Who could deny lyrics like, “I love you, yea, yea, yea?” It was the heyday of the Beatles. Andy Griffith was walking his beat in Mayberry. Donna Reed made primetime television fun and the Hippie era made life interesting.

The 1960’s have a memorable nostalgia in Americans hearts– The good ol’ days of the past. It was also man’s first voyage into space, and talk of computers that would run the world.

The long lost era of slower, simpler times may be returning at least in some ways to America as housing values erode and foreclosures pick-up speed. It was an era that never saw hyper-housing inflation anywhere in the country, but it was also a whole different economy.

The average salary was a fifth of what it is today. The average home sold for less than $20,000. People didn’t buy homes as investments. They bought them as a place to live in and keep out of the elements and to be warm at night.

Investment real estate was left up to commercial buildings. There were fewer people to invest in real estate and fewer yet saw housing as a good investment on a return ratio. Year’s later bankers offered creative mortgages to sell more loans and draw mom and pop investors back to the closing table to buy houses.

The very thought of housing deflation hitting 60’s levels freezes the thought processes of millions of Americans, and may be scaring some from even spending much money at retail stores. The run-away housing inflation that produced so much wealth between 2003 and 2006 is long gone, and markets are adjusting to lower home prices. Foreclosures have brought out investors in mass, reducing inventories to pre-bubble levels in some especially hard hit markets – not that the foreclosure epidemic is over by any means.

But there is a growing segment of people in America that believe housing prices will drop drastically and markets will change all over the country to a 1960’s sort of era. University of Southern California housing demographer Dowell Myers says more and more people will be renting as a result. “We’re returning to what was normal in the 1960s,” said Dowell.

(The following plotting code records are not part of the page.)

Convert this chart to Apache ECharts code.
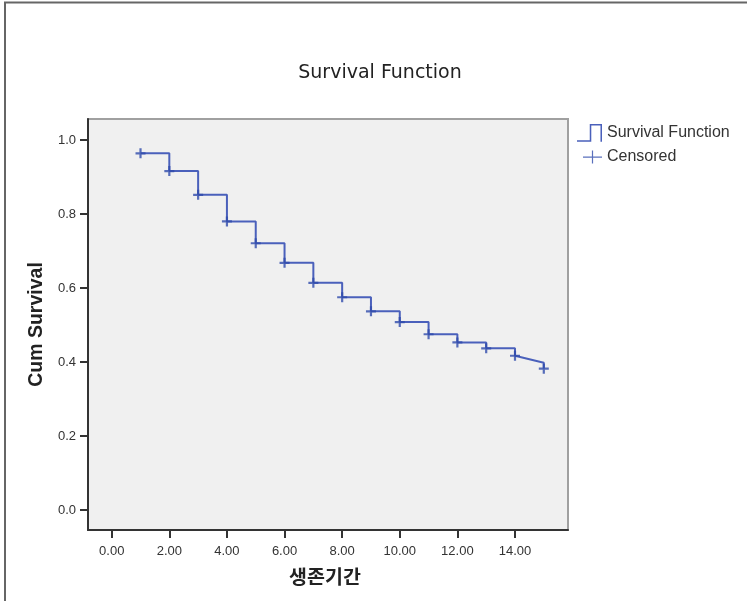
<!DOCTYPE html>
<html>
<head>
<meta charset="utf-8">
<script src="https://cdn.jsdelivr.net/npm/echarts@6/dist/echarts.min.js"></script>
<style>html,body{margin:0;padding:0;background:#fff}#chart{width:747px;height:601px}</style>
</head>
<body>
<div id="chart"></div>
<script>
// ---- data ----
var times = [1, 2, 3, 4, 5, 6, 7, 8, 9, 10, 11, 12, 13, 14, 15];
var survival = [0.964, 0.916, 0.852, 0.780, 0.721, 0.668, 0.614, 0.575, 0.537, 0.508, 0.475, 0.453, 0.437, 0.417, 0.382];
var lastSegmentEnd = 0.398; // level the final (sloped) segment reaches at t=15 before the drop
var xTicks = [0, 2, 4, 6, 8, 10, 12, 14];
var yTicks = [0, 0.2, 0.4, 0.6, 0.8, 1.0];

// build step path from the arrays
var stepData = [[times[0], survival[0]]];
for (var i = 1; i < times.length; i++) {
  if (i === times.length - 1) {
    stepData.push([times[i], lastSegmentEnd]);
  } else {
    stepData.push([times[i], survival[i - 1]]);
  }
  stepData.push([times[i], survival[i]]);
}
var censoredData = times.map(function (t, i) { return [t, survival[i]]; });

var plusPath = 'path://M3.9,0 L6.1,0 L6.1,3.9 L10,3.9 L10,6.1 L6.1,6.1 L6.1,10 L3.9,10 L3.9,6.1 L0,6.1 L0,3.9 L3.9,3.9 Z';
var stepIcon = 'path://M0,16.5 L12.5,16.5 L12.5,0.5 L24.5,0.5 L24.5,18 L23,18 L23,2 L14,2 L14,18 L0,18 Z';
var plusIcon = 'path://M0,6 L19,6 L19,7.2 L0,7.2 Z M8.9,0 L10.1,0 L10.1,13 L8.9,13 Z';

var chart = echarts.init(document.getElementById('chart'), null, {renderer: 'canvas'});
var font = 'Liberation Sans, Arial, sans-serif';
chart.setOption({
  animation: false,
  backgroundColor: '#ffffff',
  title: {
    text: 'Survival Function',
    left: 375, top: 59, textAlign: 'center',
    textStyle: {fontFamily: 'DejaVu Sans', fontSize: 19, fontWeight: 'normal', color: '#222'}
  },
  legend: [{
    data: [{name: 'Survival Function', icon: stepIcon}],
    orient: 'vertical', left: 577, top: 124, padding: 0,
    itemWidth: 25, itemHeight: 18,
    textStyle: {fontFamily: font, fontSize: 16, color: '#333'}
  }, {
    data: [{name: 'Censored', icon: plusIcon}],
    orient: 'vertical', left: 583, top: 149, padding: 0,
    itemWidth: 19, itemHeight: 13,
    textStyle: {fontFamily: font, fontSize: 16, color: '#333'}
  }],
  grid: {
    left: 88, top: 119, width: 480, height: 411,
    show: true, backgroundColor: '#f0f0f0', borderColor: '#a0a0a0', borderWidth: 2
  },
  xAxis: {
    type: 'value', min: -0.823, max: 15.84,
    name: '생존기간', nameLocation: 'middle', nameGap: 37,
    nameTextStyle: {fontFamily: 'Noto Sans CJK KR', fontSize: 19.5, fontWeight: 'bold', color: '#222', padding: [0, 6, 0, 0]},
    axisLine: {onZero: false, lineStyle: {color: '#333', width: 2}},
    axisTick: {show: true, length: 8, customValues: xTicks, lineStyle: {color: '#333', width: 2}},
    axisLabel: {customValues: xTicks, margin: 15, fontFamily: font, fontSize: 13, color: '#333',
      formatter: function (v) { return v.toFixed(2); }},
    splitLine: {show: false}
  },
  yAxis: {
    type: 'value', min: -0.054, max: 1.0568,
    name: 'Cum Survival', nameLocation: 'middle', nameGap: 41,
    nameTextStyle: {fontFamily: font, fontSize: 19.5, fontWeight: 'bold', color: '#222'},
    axisLine: {onZero: false, lineStyle: {color: '#333', width: 2}},
    axisTick: {show: true, length: 8, customValues: yTicks, lineStyle: {color: '#333', width: 2}},
    axisLabel: {customValues: yTicks, margin: 12, fontFamily: font, fontSize: 13, color: '#333',
      formatter: function (v) { return v.toFixed(1); }},
    splitLine: {show: false}
  },
  series: [{
    name: 'Survival Function', type: 'line', data: stepData,
    showSymbol: false, symbol: 'none', color: '#4a60bb',
    lineStyle: {color: '#4a60bb', width: 2}, z: 2
  }, {
    name: 'Censored', type: 'scatter', data: censoredData,
    symbol: plusPath, symbolSize: 10, color: '#2f4bab',
    itemStyle: {color: '#2f4bab'}, z: 3
  }],
  graphic: [{
    type: 'polyline', silent: true,
    shape: {points: [[5, 601], [5, 2.5], [747, 2.5]]},
    style: {stroke: '#666', lineWidth: 2, fill: null}
  }]
});
</script>
</body>
</html>
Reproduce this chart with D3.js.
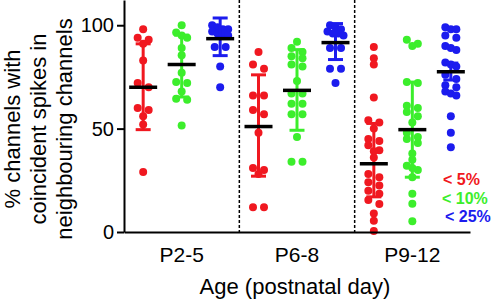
<!DOCTYPE html>
<html>
<head>
<meta charset="utf-8">
<script src="https://cdn.jsdelivr.net/npm/d3@7"></script>
<style>
  body { margin: 0; background: #fff; }
  svg { display: block; font-family: "Liberation Sans", Arial, sans-serif; }
  .axis path, .axis line { stroke: #000; stroke-width: 2; }
  .axis text { fill: #000; }
</style>
</head>
<body>
<svg id="chart" width="503" height="300"></svg>
<script>
// age groups on the x axis
const groups = ["P2-5", "P6-8", "P9-12"];
const series = ["< 5%", "< 10%", "< 25%"];
const colors = ["#f01820", "#3cee2c", "#1c1cee"];
const yTicks = [0, 50, 100];

// individual recordings, one array per age group
const red = [
  [98, 94, 93, 91, 83, 72, 70, 60, 59, 56, 52, 29],
  [87, 81, 79, 66, 66, 59, 57, 48, 31, 30, 28, 12, 12],
  [89.5, 84, 81, 65, 54, 53, 50, 45, 44, 42, 39.5, 39, 36, 28, 26.5, 24, 22.5, 20, 18.5, 15.5, 13.5, 9, 5.5, 0.5]
];
const green = [
  [100, 96.5, 95, 94, 89, 85.5, 77, 72.5, 72, 68, 64.5, 64, 51.5],
  [92, 89, 87, 85, 84, 81, 80, 73, 67, 67, 62, 62, 57, 57, 46, 34, 34],
  [93, 91, 90, 72.5, 72, 61, 60, 58, 56, 53, 48, 46, 45, 43, 38, 35, 32, 31, 30, 26.5, 18.5, 13.7, 5.2]
];
const blue = [
  [100, 99, 98, 98, 97, 96, 96, 95, 89.5, 89.5, 80, 70],
  [100, 99, 98, 97, 96, 96, 95, 89, 89, 79, 79, 72],
  [99, 98, 98, 95, 94, 90, 89, 88, 82, 81, 80, 76, 74, 71, 70, 68, 67, 66, 56, 48, 41]
];

// centre line and error bar ends, per series, per age group
const centres = [[70, 51, 33], [81, 68.5, 49.5], [93.5, 91.6, 77.5]];
const errLow = [[49.5, 27, 17], [65.3, 49.2, 26.5], [85.3, 83.4, 73.5]];
const errHigh = [[91, 76, 52.5], [95.2, 88.2, 72.5], [103.5, 100.8, 81.7]];

const values = [red, green, blue];

const svg = d3.select("#chart");
const x0 = 124, x1 = 470, yBottom = 232;

const x = d3.scaleBand().domain(groups).range([x0, x1]);
const xSub = d3.scalePoint().domain(series).range([-38.5, 38.5]);
const y = d3.scaleLinear().domain([0, 112.2]).range([yBottom, 0]);

// dashed separators between age groups
svg.append("g")
  .selectAll("line")
  .data(groups.slice(1))
  .join("line")
  .attr("x1", d => x(d)).attr("x2", d => x(d))
  .attr("y1", 0).attr("y2", yBottom)
  .attr("stroke", "#000")
  .attr("stroke-width", 1.5)
  .attr("stroke-dasharray", "3,2");

// simple swarm: points close in y share a row and are spread sideways
function swarm(vals) {
  const sorted = vals.slice().sort((a, b) => b - a);
  const out = [];
  let i = 0;
  while (i < sorted.length) {
    const start = y(sorted[i]);
    let j = i;
    while (j < sorted.length && y(sorted[j]) - start < 6) j++;
    const n = j - i;
    const w = n === 1 ? 0 : n <= 3 ? 11 : 16;
    for (let k = 0; k < n; k++) {
      out.push({ v: sorted[i + k], dx: n === 1 ? 0 : -w / 2 + k * w / (n - 1) });
    }
    i = j;
  }
  return out;
}

series.forEach((s, si) => {
  groups.forEach((g, gi) => {
    const cx = x(g) + x.bandwidth() / 2 + xSub(s);
    const col = svg.append("g");

    col.selectAll("circle")
      .data(swarm(values[si][gi]))
      .join("circle")
      .attr("cx", d => cx + d.dx)
      .attr("cy", d => y(d.v))
      .attr("r", 4)
      .attr("fill", colors[si]);

    // error bar
    col.append("line")
      .attr("x1", cx).attr("x2", cx)
      .attr("y1", y(errLow[si][gi])).attr("y2", y(errHigh[si][gi]))
      .attr("stroke", colors[si]).attr("stroke-width", 3);
    col.selectAll(".cap")
      .data([errLow[si][gi], errHigh[si][gi]])
      .join("line")
      .attr("class", "cap")
      .attr("x1", cx - 7.5).attr("x2", cx + 7.5)
      .attr("y1", d => y(d)).attr("y2", d => y(d))
      .attr("stroke", colors[si]).attr("stroke-width", 3);

    // centre line
    col.append("line")
      .attr("x1", cx - 14).attr("x2", cx + 14)
      .attr("y1", y(centres[si][gi])).attr("y2", y(centres[si][gi]))
      .attr("stroke", "#000").attr("stroke-width", 3.5);
  });
});

svg.append("g")
  .attr("class", "axis")
  .attr("transform", `translate(${x0},0)`)
  .call(d3.axisLeft(y).tickValues(yTicks).tickSize(7).tickSizeOuter(0).tickPadding(3))
  .selectAll("text").attr("font-size", 20);

svg.append("g")
  .attr("class", "axis")
  .attr("transform", `translate(0,${yBottom})`)
  .call(d3.axisBottom(x).tickSize(0).tickSizeOuter(0).tickPadding(15))
  .selectAll("text").attr("font-size", 21);

svg.selectAll(".axis").attr("font-family", null);

svg.append("text")
  .attr("x", 295).attr("y", 294)
  .attr("text-anchor", "middle")
  .attr("font-size", 22)
  .text("Age (postnatal day)");

const yTitle = ["% channels with", "coincident spikes in", "neighbouring channels"];
svg.append("g")
  .selectAll("text")
  .data(yTitle)
  .join("text")
  .attr("transform", (d, i) => `translate(${20 + i * 26},129) rotate(-90)`)
  .attr("text-anchor", "middle")
  .attr("font-size", 22)
  .text(d => d);

// legend
svg.append("g")
  .selectAll("text")
  .data(series)
  .join("text")
  .attr("x", (d, i) => [443, 442, 445][i])
  .attr("y", (d, i) => 185 + i * 18.5)
  .attr("font-size", 16)
  .attr("font-weight", "bold")
  .attr("fill", (d, i) => colors[i])
  .text(d => d);
</script>
</body>
</html>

More people will be renting homes in the next five years than we have seen rent since the 60s, academicians say and many will be renting because they want to. Others fear becoming a victim of foreclosure and still others will be forced to rent with credit so tattered they’ll be unable to qualify for a mortgage.

Housing deflation has rocked prices, slashing home values by as much as 70% in the hardest hit areas. Detroit has already seen its average drop 45% and thousands of homes still sit vacant in Detroit awaiting the foreclosure process to be complete. An estimated 1.4-million homes are awaiting foreclosure nationally by mortgage servicing companies, which have been holding off foreclosing until more government plans are announced to bring about solutions to the crisis.

So what’s the likelihood or bet that home prices will drop to 1960 levels? “About 5 to 10%,” says Housing Predictor economist John Hines. “There are more than two and a half million vacant homes now and accounting for inflation prices just can’t fall to those levels without the government stepping in to handle all the mortgage lending. It would simply ruin the American economy.”

The rate of home ownership hit its peak in 2004 at 69%, the highest in U.S. history and has been falling ever since. One study projects the rate of home ownership will reach less than 60% by 2015. With numbers like we’ve seen renting may be more appealing for a long while.